> **TASK TO CARRY OUT**: Return the material word for word. Do not include the pictures.

> **DATA SECTION**:
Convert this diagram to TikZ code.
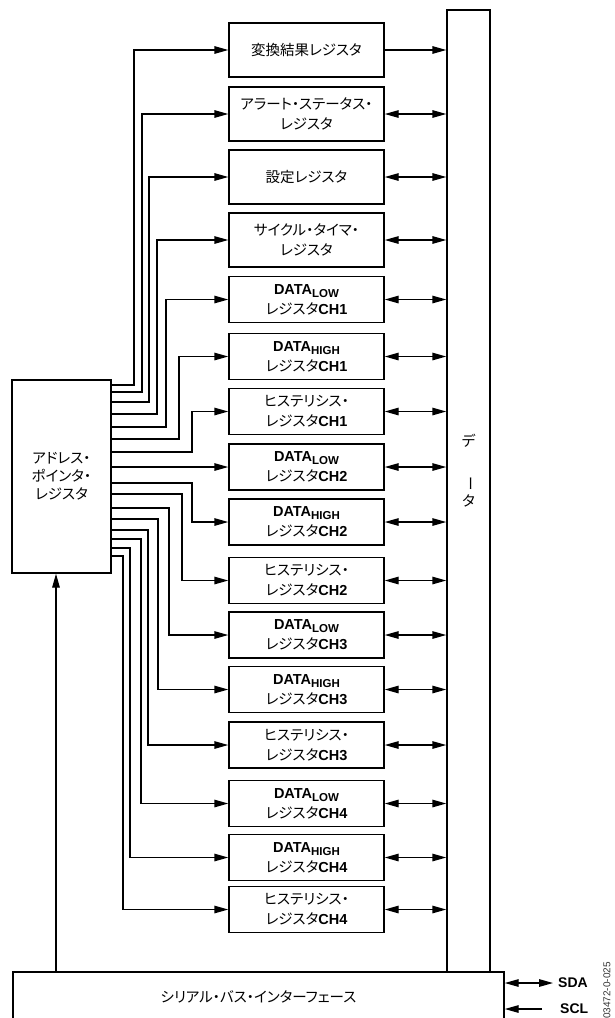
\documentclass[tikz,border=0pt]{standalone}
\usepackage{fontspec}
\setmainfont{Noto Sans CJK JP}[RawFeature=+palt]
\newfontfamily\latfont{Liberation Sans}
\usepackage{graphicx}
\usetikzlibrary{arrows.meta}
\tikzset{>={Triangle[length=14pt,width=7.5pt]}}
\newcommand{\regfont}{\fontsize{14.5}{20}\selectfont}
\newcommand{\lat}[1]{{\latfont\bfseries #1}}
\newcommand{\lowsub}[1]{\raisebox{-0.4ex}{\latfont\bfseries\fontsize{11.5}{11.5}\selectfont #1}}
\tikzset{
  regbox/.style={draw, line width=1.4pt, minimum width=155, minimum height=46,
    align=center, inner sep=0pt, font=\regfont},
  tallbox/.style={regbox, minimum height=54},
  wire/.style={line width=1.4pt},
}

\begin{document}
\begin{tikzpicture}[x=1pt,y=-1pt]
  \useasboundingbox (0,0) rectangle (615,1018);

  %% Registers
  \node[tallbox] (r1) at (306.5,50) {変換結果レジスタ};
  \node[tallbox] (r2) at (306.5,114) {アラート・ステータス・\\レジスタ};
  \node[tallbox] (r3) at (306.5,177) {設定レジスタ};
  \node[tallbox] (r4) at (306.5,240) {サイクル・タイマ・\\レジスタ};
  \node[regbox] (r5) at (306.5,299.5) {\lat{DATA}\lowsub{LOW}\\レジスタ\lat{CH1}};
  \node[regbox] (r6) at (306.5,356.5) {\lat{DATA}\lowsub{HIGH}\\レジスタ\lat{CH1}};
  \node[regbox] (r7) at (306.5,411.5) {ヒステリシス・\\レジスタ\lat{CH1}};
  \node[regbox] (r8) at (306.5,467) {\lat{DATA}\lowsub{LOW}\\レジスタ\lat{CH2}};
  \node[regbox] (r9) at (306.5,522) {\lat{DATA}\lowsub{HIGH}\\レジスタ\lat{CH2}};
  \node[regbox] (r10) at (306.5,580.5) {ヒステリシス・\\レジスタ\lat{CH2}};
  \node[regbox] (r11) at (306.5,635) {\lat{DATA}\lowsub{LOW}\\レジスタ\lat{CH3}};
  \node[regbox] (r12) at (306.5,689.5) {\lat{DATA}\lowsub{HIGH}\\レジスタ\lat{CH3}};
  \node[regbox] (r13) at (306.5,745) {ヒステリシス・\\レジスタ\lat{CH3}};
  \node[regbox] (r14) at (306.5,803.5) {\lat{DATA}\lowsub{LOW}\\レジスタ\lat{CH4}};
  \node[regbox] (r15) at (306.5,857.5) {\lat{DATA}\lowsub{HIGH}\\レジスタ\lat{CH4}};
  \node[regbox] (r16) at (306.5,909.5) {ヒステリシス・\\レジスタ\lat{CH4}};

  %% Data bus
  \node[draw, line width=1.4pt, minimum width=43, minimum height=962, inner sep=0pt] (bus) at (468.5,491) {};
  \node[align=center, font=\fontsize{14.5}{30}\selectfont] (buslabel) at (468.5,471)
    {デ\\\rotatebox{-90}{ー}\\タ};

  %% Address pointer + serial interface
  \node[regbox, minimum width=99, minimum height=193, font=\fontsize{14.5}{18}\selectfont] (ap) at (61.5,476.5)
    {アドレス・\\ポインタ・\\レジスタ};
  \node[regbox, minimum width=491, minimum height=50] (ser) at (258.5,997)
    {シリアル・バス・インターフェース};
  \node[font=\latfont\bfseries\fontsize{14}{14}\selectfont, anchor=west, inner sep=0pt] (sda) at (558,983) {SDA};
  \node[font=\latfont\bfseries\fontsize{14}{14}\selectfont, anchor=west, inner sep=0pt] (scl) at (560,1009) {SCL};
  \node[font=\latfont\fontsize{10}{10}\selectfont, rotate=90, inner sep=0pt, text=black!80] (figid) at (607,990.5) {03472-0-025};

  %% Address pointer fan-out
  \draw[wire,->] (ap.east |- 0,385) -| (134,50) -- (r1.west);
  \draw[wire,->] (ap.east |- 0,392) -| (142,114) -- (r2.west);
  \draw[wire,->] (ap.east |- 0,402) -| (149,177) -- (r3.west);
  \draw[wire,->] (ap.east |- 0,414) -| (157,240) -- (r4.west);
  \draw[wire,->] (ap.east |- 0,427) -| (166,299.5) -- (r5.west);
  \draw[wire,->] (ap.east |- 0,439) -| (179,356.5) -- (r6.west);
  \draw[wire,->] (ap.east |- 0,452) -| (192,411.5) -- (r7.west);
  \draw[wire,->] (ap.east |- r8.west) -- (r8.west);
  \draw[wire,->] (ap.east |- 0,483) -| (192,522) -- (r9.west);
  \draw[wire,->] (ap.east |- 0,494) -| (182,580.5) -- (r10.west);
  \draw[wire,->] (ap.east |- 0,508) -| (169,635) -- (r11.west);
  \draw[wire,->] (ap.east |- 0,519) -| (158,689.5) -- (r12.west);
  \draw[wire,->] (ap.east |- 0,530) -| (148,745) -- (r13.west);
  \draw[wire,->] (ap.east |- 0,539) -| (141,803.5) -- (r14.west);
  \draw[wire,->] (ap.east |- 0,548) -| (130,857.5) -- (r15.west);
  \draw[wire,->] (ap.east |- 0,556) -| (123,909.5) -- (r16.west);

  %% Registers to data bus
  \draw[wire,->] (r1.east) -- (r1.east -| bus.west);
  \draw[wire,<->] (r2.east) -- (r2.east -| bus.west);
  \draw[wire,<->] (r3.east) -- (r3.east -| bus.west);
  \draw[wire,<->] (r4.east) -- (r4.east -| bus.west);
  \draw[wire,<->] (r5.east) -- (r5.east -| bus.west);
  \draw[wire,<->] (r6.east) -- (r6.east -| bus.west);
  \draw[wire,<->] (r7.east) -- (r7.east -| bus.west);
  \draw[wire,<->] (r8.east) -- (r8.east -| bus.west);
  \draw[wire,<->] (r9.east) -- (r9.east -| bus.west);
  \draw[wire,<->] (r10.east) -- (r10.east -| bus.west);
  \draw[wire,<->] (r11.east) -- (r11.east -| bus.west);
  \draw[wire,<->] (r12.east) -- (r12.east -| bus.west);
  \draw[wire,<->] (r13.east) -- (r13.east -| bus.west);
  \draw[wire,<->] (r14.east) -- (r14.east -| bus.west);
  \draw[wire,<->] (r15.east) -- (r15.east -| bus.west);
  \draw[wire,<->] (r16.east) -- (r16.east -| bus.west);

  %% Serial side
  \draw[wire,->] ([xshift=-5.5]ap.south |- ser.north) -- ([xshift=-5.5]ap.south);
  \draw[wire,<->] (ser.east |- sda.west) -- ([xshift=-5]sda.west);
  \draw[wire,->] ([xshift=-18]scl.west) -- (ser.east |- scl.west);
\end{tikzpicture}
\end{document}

> **THE SOLUTION**:
Convert this diagram to TikZ code.
\documentclass[tikz,border=0pt]{standalone}
\usepackage{fontspec}
\setmainfont{Noto Sans CJK JP}[RawFeature=+palt]
\newfontfamily\latfont{Liberation Sans}
\usepackage{graphicx}
\usetikzlibrary{arrows.meta}
\tikzset{>={Triangle[length=14pt,width=7.5pt]}}
\newcommand{\regfont}{\fontsize{14.5}{20}\selectfont}
\newcommand{\lat}[1]{{\latfont\bfseries #1}}
\newcommand{\lowsub}[1]{\raisebox{-0.4ex}{\latfont\bfseries\fontsize{11.5}{11.5}\selectfont #1}}
\tikzset{
  regbox/.style={draw, line width=1.4pt, minimum width=155, minimum height=46,
    align=center, inner sep=0pt, font=\regfont},
  tallbox/.style={regbox, minimum height=54},
  wire/.style={line width=1.4pt},
}

\begin{document}
\begin{tikzpicture}[x=1pt,y=-1pt]
  \useasboundingbox (0,0) rectangle (615,1018);

  %% Registers
  \node[tallbox] (r1) at (306.5,50) {変換結果レジスタ};
  \node[tallbox] (r2) at (306.5,114) {アラート・ステータス・\\レジスタ};
  \node[tallbox] (r3) at (306.5,177) {設定レジスタ};
  \node[tallbox] (r4) at (306.5,240) {サイクル・タイマ・\\レジスタ};
  \node[regbox] (r5) at (306.5,299.5) {\lat{DATA}\lowsub{LOW}\\レジスタ\lat{CH1}};
  \node[regbox] (r6) at (306.5,356.5) {\lat{DATA}\lowsub{HIGH}\\レジスタ\lat{CH1}};
  \node[regbox] (r7) at (306.5,411.5) {ヒステリシス・\\レジスタ\lat{CH1}};
  \node[regbox] (r8) at (306.5,467) {\lat{DATA}\lowsub{LOW}\\レジスタ\lat{CH2}};
  \node[regbox] (r9) at (306.5,522) {\lat{DATA}\lowsub{HIGH}\\レジスタ\lat{CH2}};
  \node[regbox] (r10) at (306.5,580.5) {ヒステリシス・\\レジスタ\lat{CH2}};
  \node[regbox] (r11) at (306.5,635) {\lat{DATA}\lowsub{LOW}\\レジスタ\lat{CH3}};
  \node[regbox] (r12) at (306.5,689.5) {\lat{DATA}\lowsub{HIGH}\\レジスタ\lat{CH3}};
  \node[regbox] (r13) at (306.5,745) {ヒステリシス・\\レジスタ\lat{CH3}};
  \node[regbox] (r14) at (306.5,803.5) {\lat{DATA}\lowsub{LOW}\\レジスタ\lat{CH4}};
  \node[regbox] (r15) at (306.5,857.5) {\lat{DATA}\lowsub{HIGH}\\レジスタ\lat{CH4}};
  \node[regbox] (r16) at (306.5,909.5) {ヒステリシス・\\レジスタ\lat{CH4}};

  %% Data bus
  \node[draw, line width=1.4pt, minimum width=43, minimum height=962, inner sep=0pt] (bus) at (468.5,491) {};
  \node[align=center, font=\fontsize{14.5}{30}\selectfont] (buslabel) at (468.5,471)
    {デ\\\rotatebox{-90}{ー}\\タ};

  %% Address pointer + serial interface
  \node[regbox, minimum width=99, minimum height=193, font=\fontsize{14.5}{18}\selectfont] (ap) at (61.5,476.5)
    {アドレス・\\ポインタ・\\レジスタ};
  \node[regbox, minimum width=491, minimum height=50] (ser) at (258.5,997)
    {シリアル・バス・インターフェース};
  \node[font=\latfont\bfseries\fontsize{14}{14}\selectfont, anchor=west, inner sep=0pt] (sda) at (558,983) {SDA};
  \node[font=\latfont\bfseries\fontsize{14}{14}\selectfont, anchor=west, inner sep=0pt] (scl) at (560,1009) {SCL};
  \node[font=\latfont\fontsize{10}{10}\selectfont, rotate=90, inner sep=0pt, text=black!80] (figid) at (607,990.5) {03472-0-025};

  %% Address pointer fan-out
  \draw[wire,->] (ap.east |- 0,385) -| (134,50) -- (r1.west);
  \draw[wire,->] (ap.east |- 0,392) -| (142,114) -- (r2.west);
  \draw[wire,->] (ap.east |- 0,402) -| (149,177) -- (r3.west);
  \draw[wire,->] (ap.east |- 0,414) -| (157,240) -- (r4.west);
  \draw[wire,->] (ap.east |- 0,427) -| (166,299.5) -- (r5.west);
  \draw[wire,->] (ap.east |- 0,439) -| (179,356.5) -- (r6.west);
  \draw[wire,->] (ap.east |- 0,452) -| (192,411.5) -- (r7.west);
  \draw[wire,->] (ap.east |- r8.west) -- (r8.west);
  \draw[wire,->] (ap.east |- 0,483) -| (192,522) -- (r9.west);
  \draw[wire,->] (ap.east |- 0,494) -| (182,580.5) -- (r10.west);
  \draw[wire,->] (ap.east |- 0,508) -| (169,635) -- (r11.west);
  \draw[wire,->] (ap.east |- 0,519) -| (158,689.5) -- (r12.west);
  \draw[wire,->] (ap.east |- 0,530) -| (148,745) -- (r13.west);
  \draw[wire,->] (ap.east |- 0,539) -| (141,803.5) -- (r14.west);
  \draw[wire,->] (ap.east |- 0,548) -| (130,857.5) -- (r15.west);
  \draw[wire,->] (ap.east |- 0,556) -| (123,909.5) -- (r16.west);

  %% Registers to data bus
  \draw[wire,->] (r1.east) -- (r1.east -| bus.west);
  \draw[wire,<->] (r2.east) -- (r2.east -| bus.west);
  \draw[wire,<->] (r3.east) -- (r3.east -| bus.west);
  \draw[wire,<->] (r4.east) -- (r4.east -| bus.west);
  \draw[wire,<->] (r5.east) -- (r5.east -| bus.west);
  \draw[wire,<->] (r6.east) -- (r6.east -| bus.west);
  \draw[wire,<->] (r7.east) -- (r7.east -| bus.west);
  \draw[wire,<->] (r8.east) -- (r8.east -| bus.west);
  \draw[wire,<->] (r9.east) -- (r9.east -| bus.west);
  \draw[wire,<->] (r10.east) -- (r10.east -| bus.west);
  \draw[wire,<->] (r11.east) -- (r11.east -| bus.west);
  \draw[wire,<->] (r12.east) -- (r12.east -| bus.west);
  \draw[wire,<->] (r13.east) -- (r13.east -| bus.west);
  \draw[wire,<->] (r14.east) -- (r14.east -| bus.west);
  \draw[wire,<->] (r15.east) -- (r15.east -| bus.west);
  \draw[wire,<->] (r16.east) -- (r16.east -| bus.west);

  %% Serial side
  \draw[wire,->] ([xshift=-5.5]ap.south |- ser.north) -- ([xshift=-5.5]ap.south);
  \draw[wire,<->] (ser.east |- sda.west) -- ([xshift=-5]sda.west);
  \draw[wire,->] ([xshift=-18]scl.west) -- (ser.east |- scl.west);
\end{tikzpicture}
\end{document}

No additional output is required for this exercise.